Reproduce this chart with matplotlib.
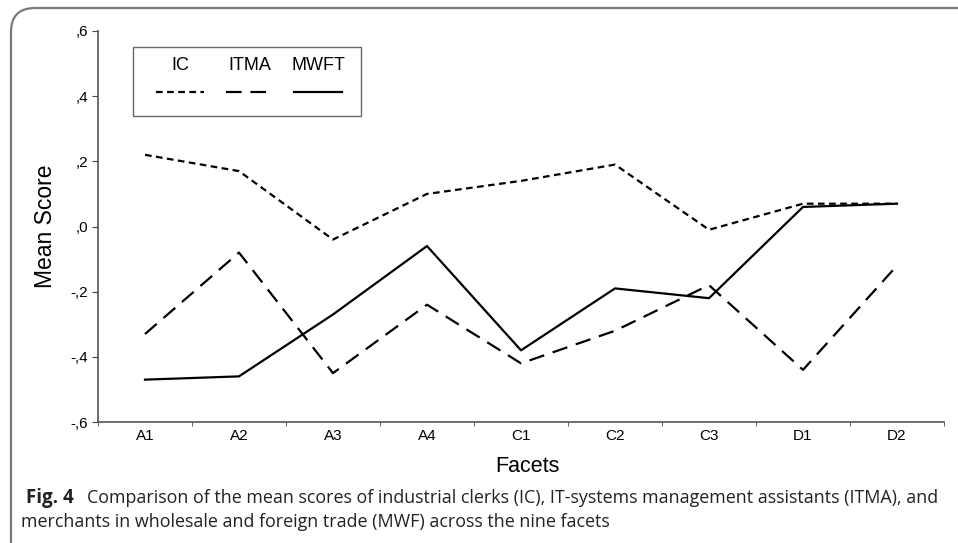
import numpy as np
import matplotlib
matplotlib.use("Agg")
import matplotlib.pyplot as plt
from matplotlib.patches import FancyBboxPatch, Rectangle
from matplotlib.lines import Line2D

plt.rcParams['font.family'] = ['Liberation Sans', 'DejaVu Sans']

facets = ["A1", "A2", "A3", "A4", "C1", "C2", "C3", "D1", "D2"]
ic = [0.22, 0.17, -0.04, 0.10, 0.14, 0.19, -0.01, 0.07, 0.07]
itma = [-0.33, -0.08, -0.45, -0.24, -0.42, -0.32, -0.18, -0.44, -0.12]
mwft = [-0.47, -0.46, -0.27, -0.06, -0.38, -0.19, -0.22, 0.06, 0.07]
yticks = [-0.6, -0.4, -0.2, 0.0, 0.2, 0.4, 0.6]
ytick_labels = ["-,6", "-,4", "-,2", ",0", ",2", ",4", ",6"]

W, H = 958, 543
fig = plt.figure(figsize=(W / 100, H / 100), dpi=100)

# rounded frame around the figure (only top and left visible)
frame = FancyBboxPatch((11 / W, -0.2), 1.2, 1 - 8 / H + 0.2,
                       boxstyle="round,pad=0,rounding_size=0.025",
                       transform=fig.transFigure, fill=False,
                       edgecolor="#7a7a7a", linewidth=1.6, mutation_aspect=W / H)
fig.patches.append(frame)

ax = fig.add_axes([98 / W, 1 - 422 / H, (944 - 98) / W, (422 - 31) / H])
x = np.arange(len(facets))
ax.plot(x, ic, color="black", lw=1.6, dashes=(3, 2))
ax.plot(x, itma, color="black", lw=1.6, dashes=(7, 4))
ax.plot(x, mwft, color="black", lw=1.6)

ax.set_xlim(-0.5, len(facets) - 0.5)
ax.set_ylim(-0.6, 0.6)
ax.set_yticks(yticks)
ax.set_yticklabels(ytick_labels, fontsize=11)
ax.set_xticks(x)
ax.set_xticklabels(facets, fontsize=11)
ax.set_xticks(np.arange(len(facets) + 1) - 0.5, minor=True)
ax.tick_params(axis="x", which="major", length=0, pad=5)
ax.tick_params(axis="x", which="minor", length=3, color="#444444")
ax.tick_params(axis="y", length=4, color="#444444", pad=3)
for s in ["top", "right"]:
    ax.spines[s].set_visible(False)
for s in ["left", "bottom"]:
    ax.spines[s].set_color("#555555")
    ax.spines[s].set_linewidth(1.2)

ax.set_ylabel("Mean Score", fontsize=16.5, va="center")
ax.yaxis.set_label_coords((45 - 98) / (944 - 98), 0.5)
ax.set_xlabel("Facets", fontsize=15.5, va="center")
ax.xaxis.set_label_coords((527 - 98) / (944 - 98), (422 - 467) / (422 - 31))

# legend box
fig.patches.append(Rectangle((133 / W, 1 - 116 / H), (361 - 133) / W, (116 - 47) / H,
                             transform=fig.transFigure, fill=False,
                             edgecolor="#666666", linewidth=1.0))
names = ["IC", "ITMA", "MWFT"]
styles = [(3, 2), (7, 4), None]
centers = [180, 250, 318]
for name, st, cx in zip(names, styles, centers):
    fig.text(cx / W, 1 - 66 / H, name, ha="center", va="center", fontsize=13)
    ln = Line2D([(cx - 24) / W, (cx + 24) / W], [1 - 92 / H, 1 - 92 / H],
                transform=fig.transFigure, color="black", lw=1.6)
    if st is not None:
        ln.set_dashes(st)
    fig.lines.append(ln)

# caption
cap_font = ['Open Sans', 'DejaVu Sans']
fig.text(26 / W, 1 - 498 / H, "Fig. 4", fontsize=13.5, fontweight="bold",
         family=cap_font, va="center", color="#222222")
fig.text(87 / W, 1 - 498 / H,
         "Comparison of the mean scores of industrial clerks (IC), IT-systems management assistants (ITMA), and",
         fontsize=12.9, family=cap_font, va="center", color="#222222")
fig.text(21 / W, 1 - 522 / H,
         "merchants in wholesale and foreign trade (MWF) across the nine facets",
         fontsize=12.9, family=cap_font, va="center", color="#222222")

fig.savefig("out.png", dpi=100)
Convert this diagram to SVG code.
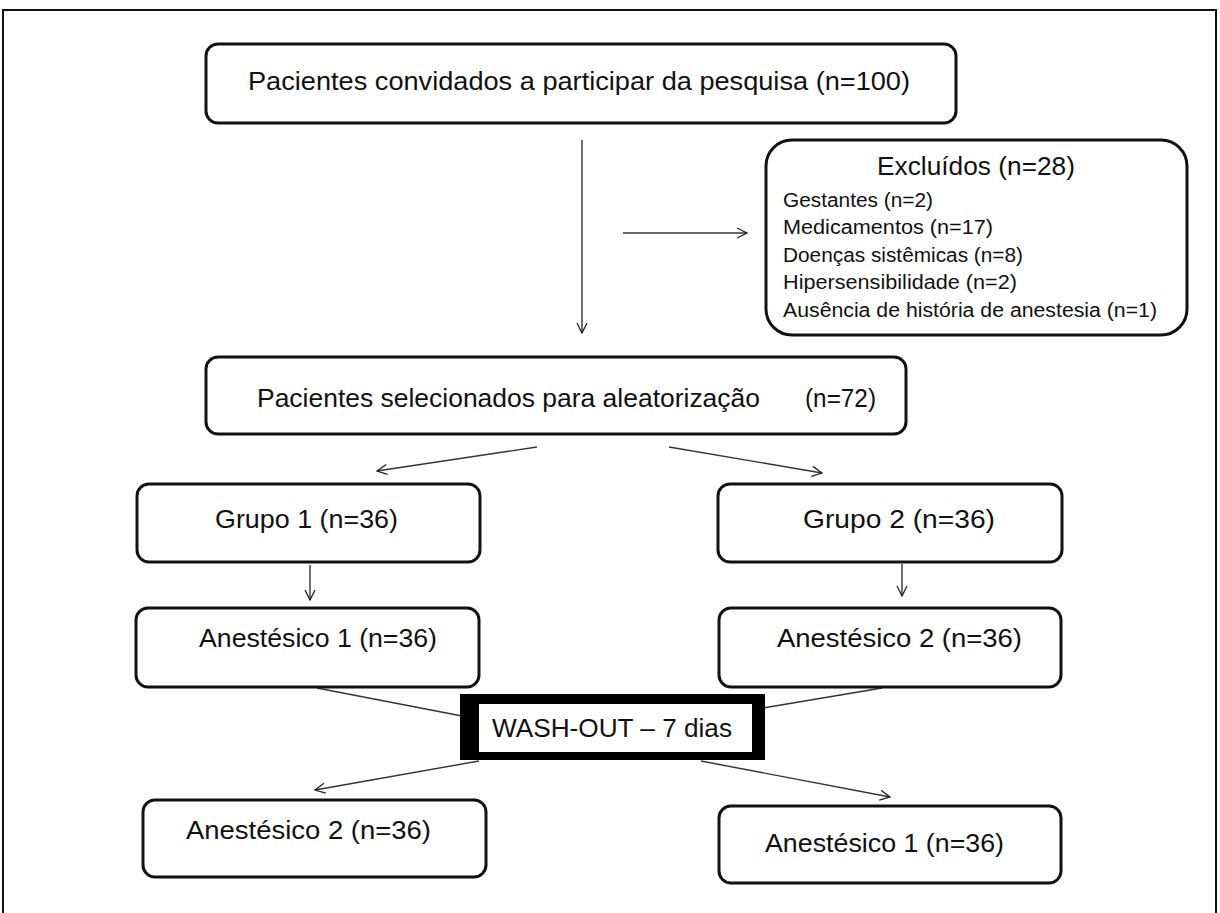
<svg xmlns="http://www.w3.org/2000/svg" width="1220" height="913" viewBox="0 0 1220 913">
<defs>
<marker id="arr" viewBox="0 0 12 12" refX="11" refY="6" markerWidth="12" markerHeight="12" markerUnits="userSpaceOnUse" orient="auto">
<path d="M1,1 L11,6 L1,11" fill="none" stroke="#222" stroke-width="1.3"/>
</marker>
<style>
.box{fill:#fff;stroke:#111;stroke-width:3}
.t{font-family:"Liberation Sans",Arial,sans-serif;fill:#111}
.big{font-size:26px}
.sm{font-size:20px}
.ln{stroke:#333;stroke-width:1.4;fill:none}
</style>
</defs>
<rect width="1220" height="913" fill="#fff"/>
<rect x="3" y="10" width="1213" height="910" fill="none" stroke="#111" stroke-width="2"/>
<g id="connectors">
<line class="ln" x1="582" y1="140" x2="582" y2="333" marker-end="url(#arr)"/>
<line class="ln" x1="623" y1="233" x2="747" y2="233" marker-end="url(#arr)"/>
<line class="ln" x1="537" y1="447" x2="377" y2="471" marker-end="url(#arr)"/>
<line class="ln" x1="669" y1="447" x2="822" y2="473" marker-end="url(#arr)"/>
<line class="ln" x1="310" y1="565" x2="310" y2="600" marker-end="url(#arr)"/>
<line class="ln" x1="902" y1="564" x2="902" y2="596" marker-end="url(#arr)"/>
<line class="ln" x1="317" y1="688" x2="462" y2="716"/>
<line class="ln" x1="882" y1="688" x2="763" y2="708"/>
<line class="ln" x1="479" y1="761" x2="315" y2="790" marker-end="url(#arr)"/>
<line class="ln" x1="701" y1="761" x2="890" y2="797" marker-end="url(#arr)"/>
</g>
<g id="n_convidados">
<rect class="box" x="206" y="44" width="750" height="79" rx="12"/>
<text class="t big" x="248" y="90" textLength="662" lengthAdjust="spacingAndGlyphs">Pacientes convidados a participar da pesquisa (n=100)</text>
</g>
<g id="n_excluidos">
<rect class="box" x="766" y="140" width="421" height="195" rx="26"/>
<text class="t big" x="877" y="175" textLength="198" lengthAdjust="spacingAndGlyphs">Excluídos (n=28)</text>
<text class="t sm" x="783" y="207" textLength="150" lengthAdjust="spacingAndGlyphs">Gestantes (n=2)</text>
<text class="t sm" x="783" y="234" textLength="210" lengthAdjust="spacingAndGlyphs">Medicamentos (n=17)</text>
<text class="t sm" x="783" y="262" textLength="240" lengthAdjust="spacingAndGlyphs">Doenças sistêmicas (n=8)</text>
<text class="t sm" x="783" y="289" textLength="234" lengthAdjust="spacingAndGlyphs">Hipersensibilidade (n=2)</text>
<text class="t sm" x="783" y="317" textLength="374" lengthAdjust="spacingAndGlyphs">Ausência de história de anestesia (n=1)</text>
</g>
<g id="n_selecionados">
<rect class="box" x="206" y="357" width="700" height="77" rx="12"/>
<text class="t big" x="257" y="407" textLength="503" lengthAdjust="spacingAndGlyphs">Pacientes selecionados para aleatorização</text>
<text class="t big" x="805" y="407" textLength="71" lengthAdjust="spacingAndGlyphs">(n=72)</text>
</g>
<g id="n_grupo1">
<rect class="box" x="137" y="484" width="343" height="78" rx="12"/>
<text class="t big" x="215" y="528" textLength="183" lengthAdjust="spacingAndGlyphs">Grupo 1 (n=36)</text>
</g>
<g id="n_grupo2">
<rect class="box" x="718" y="484" width="344" height="78" rx="12"/>
<text class="t big" x="803" y="528" textLength="192" lengthAdjust="spacingAndGlyphs">Grupo 2  (n=36)</text>
</g>
<g id="n_anest1a">
<rect class="box" x="136" y="608" width="343" height="79" rx="12"/>
<text class="t big" x="199" y="647" textLength="238" lengthAdjust="spacingAndGlyphs">Anestésico 1 (n=36)</text>
</g>
<g id="n_anest2a">
<rect class="box" x="719" y="608" width="342" height="79" rx="12"/>
<text class="t big" x="777" y="647" textLength="245" lengthAdjust="spacingAndGlyphs">Anestésico 2  (n=36)</text>
</g>
<g id="n_washout">
<rect x="460" y="694" width="305" height="66" fill="#000"/>
<rect x="479" y="704" width="273" height="48" fill="#fff"/>
<text class="t big" x="492" y="737" textLength="240" lengthAdjust="spacingAndGlyphs">WASH-OUT – 7 dias</text>
</g>
<g id="n_anest2b">
<rect class="box" x="143" y="800" width="343" height="77" rx="12"/>
<text class="t big" x="186" y="839" textLength="245" lengthAdjust="spacingAndGlyphs">Anestésico 2  (n=36)</text>
</g>
<g id="n_anest1b">
<rect class="box" x="719" y="806" width="342" height="77" rx="12"/>
<text class="t big" x="765" y="852" textLength="239" lengthAdjust="spacingAndGlyphs">Anestésico 1 (n=36)</text>
</g>
</svg>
- - -
=== Goal ===
Take the lines from the first line of the entries through the line with "ax.spines[s].set_linewidth(1.2)", inclusive, and give them again exactly, minus any pictures.

=== Correct result ===
Reproduce this chart with matplotlib.
import numpy as np
import matplotlib
matplotlib.use("Agg")
import matplotlib.pyplot as plt
from matplotlib.patches import FancyBboxPatch, Rectangle
from matplotlib.lines import Line2D

plt.rcParams['font.family'] = ['Liberation Sans', 'DejaVu Sans']

facets = ["A1", "A2", "A3", "A4", "C1", "C2", "C3", "D1", "D2"]
ic = [0.22, 0.17, -0.04, 0.10, 0.14, 0.19, -0.01, 0.07, 0.07]
itma = [-0.33, -0.08, -0.45, -0.24, -0.42, -0.32, -0.18, -0.44, -0.12]
mwft = [-0.47, -0.46, -0.27, -0.06, -0.38, -0.19, -0.22, 0.06, 0.07]
yticks = [-0.6, -0.4, -0.2, 0.0, 0.2, 0.4, 0.6]
ytick_labels = ["-,6", "-,4", "-,2", ",0", ",2", ",4", ",6"]

W, H = 958, 543
fig = plt.figure(figsize=(W / 100, H / 100), dpi=100)

# rounded frame around the figure (only top and left visible)
frame = FancyBboxPatch((11 / W, -0.2), 1.2, 1 - 8 / H + 0.2,
                       boxstyle="round,pad=0,rounding_size=0.025",
                       transform=fig.transFigure, fill=False,
                       edgecolor="#7a7a7a", linewidth=1.6, mutation_aspect=W / H)
fig.patches.append(frame)

ax = fig.add_axes([98 / W, 1 - 422 / H, (944 - 98) / W, (422 - 31) / H])
x = np.arange(len(facets))
ax.plot(x, ic, color="black", lw=1.6, dashes=(3, 2))
ax.plot(x, itma, color="black", lw=1.6, dashes=(7, 4))
ax.plot(x, mwft, color="black", lw=1.6)

ax.set_xlim(-0.5, len(facets) - 0.5)
ax.set_ylim(-0.6, 0.6)
ax.set_yticks(yticks)
ax.set_yticklabels(ytick_labels, fontsize=11)
ax.set_xticks(x)
ax.set_xticklabels(facets, fontsize=11)
ax.set_xticks(np.arange(len(facets) + 1) - 0.5, minor=True)
ax.tick_params(axis="x", which="major", length=0, pad=5)
ax.tick_params(axis="x", which="minor", length=3, color="#444444")
ax.tick_params(axis="y", length=4, color="#444444", pad=3)
for s in ["top", "right"]:
    ax.spines[s].set_visible(False)
for s in ["left", "bottom"]:
    ax.spines[s].set_color("#555555")
    ax.spines[s].set_linewidth(1.2)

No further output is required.